Going to try and go by a large local salvage yard this weekend and pic up a couple wiper motors. What's the best donor vehicle(s) for a motor?


----------



## Troy (Oct 14, 2006)

Saturns for sure.....Pretty easy just to buy from monsterguts.com though brand new motors for a very fair price..Good luck though.


----------



## Phil (Sep 2, 2007)

Any older GM - beefy motor and reasonably accessible.


----------



## turtle2778 (Jul 9, 2006)

I agree with troy on the Monster Guts motors. You can also get power supplies and the couplers to get them to work. And dean is a great guy also to work with. Check them out.


----------



## ScareShack (May 26, 2006)

Wiper motors? I tried a few in the past, to me the all seem somewhat the same.
After getting my hands on that controller from MonsterGuts and there wiper motor, thats all I want to know now. Kinda like plug and play. Im done fiddilng with wires.

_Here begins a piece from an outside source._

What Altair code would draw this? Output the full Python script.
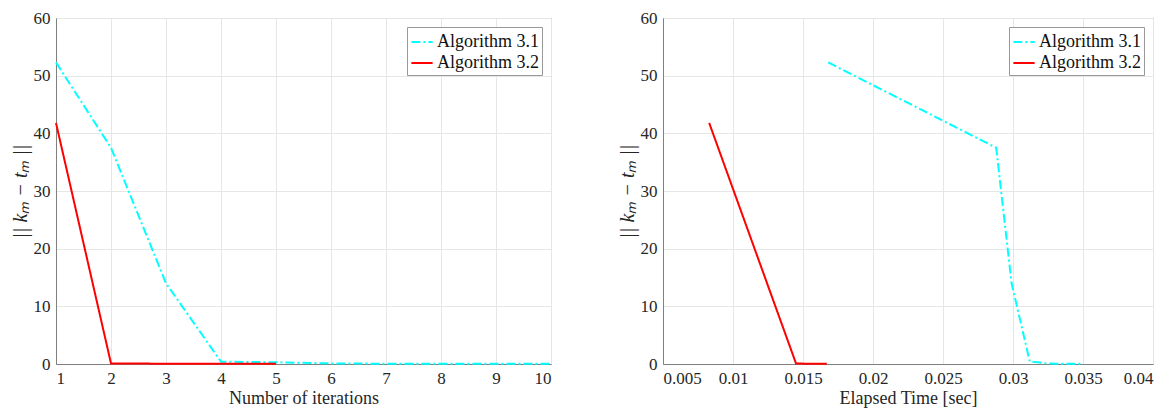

But if u going to get one from the j. yard, grab a motor from a gm, there are super basic for hook up.


----------



## NickG (Sep 12, 2006)

I got 3 from MPJA.com last year but it looks like they don't have any right now. They were super cheap too, like $12


----------



## poison (May 12, 2008)

I have going to junk yards for years for WIPER MOTORS.
They are almost indestructible. But now everything i do is with AIR.


----------



## Otaku (Dec 3, 2004)

Monster Guts gets my vote, too. Good price, new motors, solid power supply and great CS.


----------



## Gothic Nightmare (Jul 19, 2007)

I go to the junk yard and just pick out the one that has the right size and / or mounting holes for what I'm doing. Any model could work. They charge $5 each, although last year when they asked me what I needed them for and told them, they just gave them to me. So I put a nice thank you on my site for them.

I also got 5 used computer power supplies from my local Radio Shack for $1 each, after I told them what I needed them for. Most people are nice when they see you doing something free for the kids, etc.

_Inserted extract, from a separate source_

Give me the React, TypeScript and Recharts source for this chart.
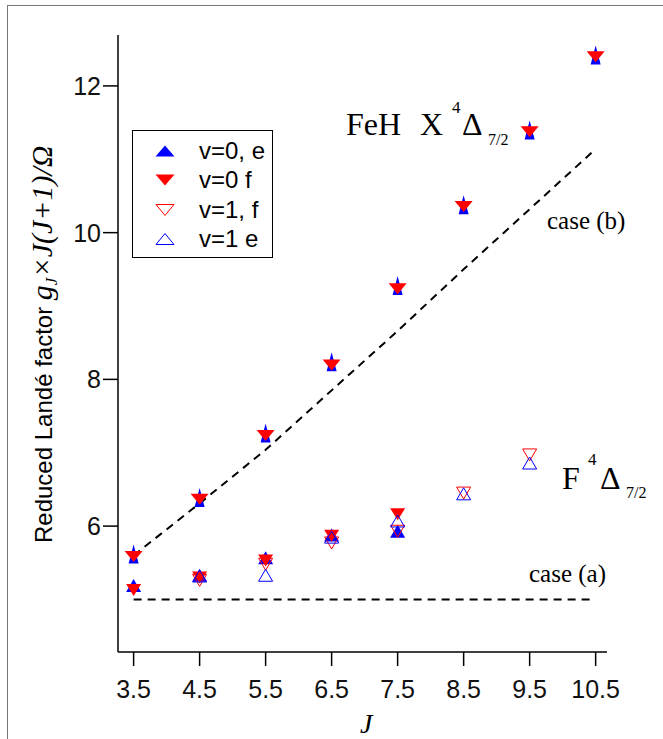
import { ScatterChart, Scatter, XAxis, YAxis, Legend } from "recharts";

// J values and reduced Landé factors
const jUpper = [3.5, 4.5, 5.5, 6.5, 7.5, 8.5, 9.5, 10.5];
const v0eUpper = [5.62, 6.39, 7.27, 8.24, 9.28, 10.38, 11.4, 12.42];
const v0fUpper = [5.6, 6.38, 7.25, 8.21, 9.25, 10.37, 11.39, 12.41];

const jLower = [3.5, 4.5, 5.5, 6.5, 7.5];
const v0eLower = [5.19, 5.33, 5.57, 5.88, 5.93];
const v0fLower = [5.13, 5.3, 5.53, 5.87, 6.16];

const jV1 = [4.5, 5.5, 6.5, 7.5, 8.5, 9.5];
const v1f = [5.26, 5.48, 5.77, 5.93, 6.45, 6.97];
const v1e = [5.32, 5.33, 5.85, 6.07, 6.44, 6.86];

const caseBJ = [3.5, 4.5, 5.5, 6.5, 7.5, 8.5, 9.5, 10.5];
const caseB = [5.6, 6.31, 7.04, 7.85, 8.66, 9.5, 10.32, 11.14];
const caseAJ = [3.5, 10.5];
const caseA = [5.0, 5.0];

const xTicks = [3.5, 4.5, 5.5, 6.5, 7.5, 8.5, 9.5, 10.5];
const yTicks = [6, 8, 10, 12];

const BLUE = "#0000ff";
const RED = "#ff0000";

const pts = (xs: number[], ys: number[], branch: string) =>
  xs.map((J, i) => ({ J, g: ys[i], branch }));

const v0eData = [...pts(jUpper, v0eUpper, "X"), ...pts(jLower, v0eLower, "F")];
const v0fData = [...pts(jUpper, v0fUpper, "X"), ...pts(jLower, v0fLower, "F")];
const v1fData = pts(jV1, v1f, "F");
const v1eData = pts(jV1, v1e, "F");
const caseBData = pts(caseBJ, caseB, "b");
const caseAData = pts(caseAJ, caseA, "a");

const up = (cx: number, cy: number, w: number, h: number) =>
  `M${cx},${cy - h / 2} L${cx + w / 2},${cy + h / 2} L${cx - w / 2},${cy + h / 2} Z`;
const down = (cx: number, cy: number, w: number, h: number) =>
  `M${cx - w / 2},${cy - h / 2} L${cx + w / 2},${cy - h / 2} L${cx},${cy + h / 2} Z`;

const BlueFilled = (p: any) =>
  p.payload?.branch === "X" ? (
    <path d={up(p.cx, p.cy, 10, 19)} fill={BLUE} />
  ) : (
    <path d={up(p.cx, p.cy, 15, 13)} fill={BLUE} />
  );
const RedFilled = (p: any) =>
  p.payload?.branch === "X" ? (
    <path d={down(p.cx, p.cy + 1, 18, 11)} fill={RED} />
  ) : (
    <path d={down(p.cx, p.cy, 15, 12)} fill={RED} />
  );
const RedOpen = (p: any) => (
  <path d={down(p.cx, p.cy, 14, 12)} fill="none" stroke={RED} strokeWidth={1} />
);
const BlueOpen = (p: any) => (
  <path d={up(p.cx, p.cy, 14, 12)} fill="none" stroke={BLUE} strokeWidth={1} />
);
const NoDot = () => <g />;

const legendItems = [
  { label: "v=0, e", kind: "upF" },
  { label: "v=0 f", kind: "downF" },
  { label: "v=1, f", kind: "downO" },
  { label: "v=1 e", kind: "upO" },
];

const renderLegend = () => (
  <div
    style={{
      width: 141,
      height: 128,
      border: "1.5px solid #000",
      boxSizing: "border-box",
      background: "#fff",
      fontFamily: "'Liberation Sans', Arial, sans-serif",
      fontSize: 24,
      color: "#000",
      paddingTop: 5,
      textAlign: "left",
    }}
  >
    {legendItems.map((it) => (
      <div key={it.label} style={{ display: "flex", alignItems: "center", height: 29.5 }}>
        <svg width={60} height={20} style={{ marginLeft: 6 }}>
          {it.kind === "upF" && <path d={up(26, 10, 19, 11)} fill={BLUE} />}
          {it.kind === "downF" && <path d={down(26, 10, 19, 11)} fill={RED} />}
          {it.kind === "downO" && <path d={down(26, 10, 18, 11)} fill="none" stroke={RED} />}
          {it.kind === "upO" && <path d={up(26, 10, 18, 11)} fill="none" stroke={BLUE} />}
        </svg>
        <span>{it.label}</span>
      </div>
    ))}
  </div>
);

const XTick = (p: any) => (
  <text
    x={p.x}
    y={p.y + 30}
    textAnchor="middle"
    fontFamily="'Liberation Sans', Arial, sans-serif"
    fontSize={25}
    fill="#111"
  >
    {p.payload.value}
  </text>
);

const YTick = (p: any) => (
  <text
    x={p.x}
    y={p.y + 9}
    textAnchor="end"
    fontFamily="'Liberation Sans', Arial, sans-serif"
    fontSize={25}
    fill="#111"
  >
    {p.payload.value}
  </text>
);

const serif = "'Liberation Serif', 'Times New Roman', serif";

const Annotations = () => (
  <g fontFamily={serif} fill="#000">
    <text x={346} y={135} fontSize={32}>FeH</text>
    <text x={420} y={135} fontSize={32}>X</text>
    <text x={452} y={113} fontSize={17}>4</text>
    <text x={462} y={135} fontSize={32}>Δ</text>
    <text x={488} y={145} fontSize={16}>7/2</text>

    <text x={547} y={229} fontSize={25}>case (b)</text>

    <text x={562} y={489} fontSize={32}>F</text>
    <text x={588} y={465} fontSize={17}>4</text>
    <text x={600} y={489} fontSize={32}>Δ</text>
    <text x={626} y={498} fontSize={16}>7/2</text>

    <text x={529} y={582} fontSize={25}>case (a)</text>

    <text x={360} y={733} fontSize={28} fontStyle="italic">J</text>

    <text transform="rotate(-90)" x={-543} y={52} fontSize={24}>
      <tspan fontFamily="'Liberation Sans', Arial, sans-serif">Reduced Landé factor </tspan>
      <tspan fontStyle="italic" fontSize={30}>g</tspan>
      <tspan fontStyle="italic" fontSize={17} dy={5}>J</tspan>
      <tspan fontStyle="italic" fontSize={30} dy={-5}>×J(J+1)/Ω</tspan>
    </text>
  </g>
);

export default function App() {
  return (
    <div
      style={{
        position: "absolute",
        left: 0,
        top: 0,
        width: 663,
        height: 739,
        overflow: "hidden",
        background: "#fff",
      }}
    >
      <div
        style={{
          position: "absolute",
          left: 7,
          top: 5,
          width: 700,
          height: 800,
          borderTop: "1.5px solid #777",
          borderLeft: "1.5px solid #777",
        }}
      />
      <ScatterChart
        width={663}
        height={739}
        margin={{ top: 35, right: 56, bottom: 0, left: 0 }}
      >
        <XAxis
          type="number"
          dataKey="J"
          domain={[3.2635, 10.672]}
          ticks={xTicks}
          allowDataOverflow
          height={87}
          tickSize={14}
          axisLine={{ stroke: "#000", strokeWidth: 1.5 }}
          tickLine={{ stroke: "#000", strokeWidth: 1.5 }}
          tick={<XTick />}
        />
        <YAxis
          type="number"
          dataKey="g"
          domain={[4.284, 12.694]}
          ticks={yTicks}
          allowDataOverflow
          width={118}
          tickSize={15}
          axisLine={{ stroke: "#000", strokeWidth: 1.5 }}
          tickLine={{ stroke: "#000", strokeWidth: 1.5 }}
          tick={<YTick />}
        />
        <Legend
          layout="vertical"
          align="center"
          verticalAlign="middle"
          content={renderLegend}
          wrapperStyle={{ left: 132, top: 130, width: 141, height: 128 }}
        />
        <Scatter
          name="case (b)"
          data={caseBData}
          line={{ stroke: "#000", strokeWidth: 2, strokeDasharray: "8 6" }}
          shape={NoDot}
          legendType="none"
          isAnimationActive={false}
        />
        <Scatter
          name="case (a)"
          data={caseAData}
          line={{ stroke: "#000", strokeWidth: 2, strokeDasharray: "8 6" }}
          shape={NoDot}
          legendType="none"
          isAnimationActive={false}
        />
        <Scatter name="v=0, e" data={v0eData} shape={BlueFilled} isAnimationActive={false} />
        <Scatter name="v=0 f" data={v0fData} shape={RedFilled} isAnimationActive={false} />
        <Scatter name="v=1, f" data={v1fData} shape={RedOpen} isAnimationActive={false} />
        <Scatter name="v=1 e" data={v1eData} shape={BlueOpen} isAnimationActive={false} />
        <Annotations />
      </ScatterChart>
    </div>
  );
}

Why pay $30+ for a new motor and power supply when used are so cheap? Or maybe I'm so cheap.


----------



## dionicia (Aug 4, 2007)

I agree on the Monsterguts. I bought several of them last year and they rock. Just used one on my FCG and it works great.


----------



## Professor Vlad (Sep 1, 2008)

When in doubt local salvage and most motors older then 10 years old will last for many seasons provided you have a proper power source since most are on a 12 volt system head for either Walmart or RadioShack and grab a power converter plug with an adjustable voltage switch. Trust me used a ford mustang wiper and used the plug to run it on a 120 source works great no issues went one step further and added a project box to waterproff the plug added a dimmer switch and a motion senson. 

SHAZAM!!!!! MONSTER JACK IN THE BOX!!!!! Scares the hell out of kids and parents lol.....must get pics one day.


----------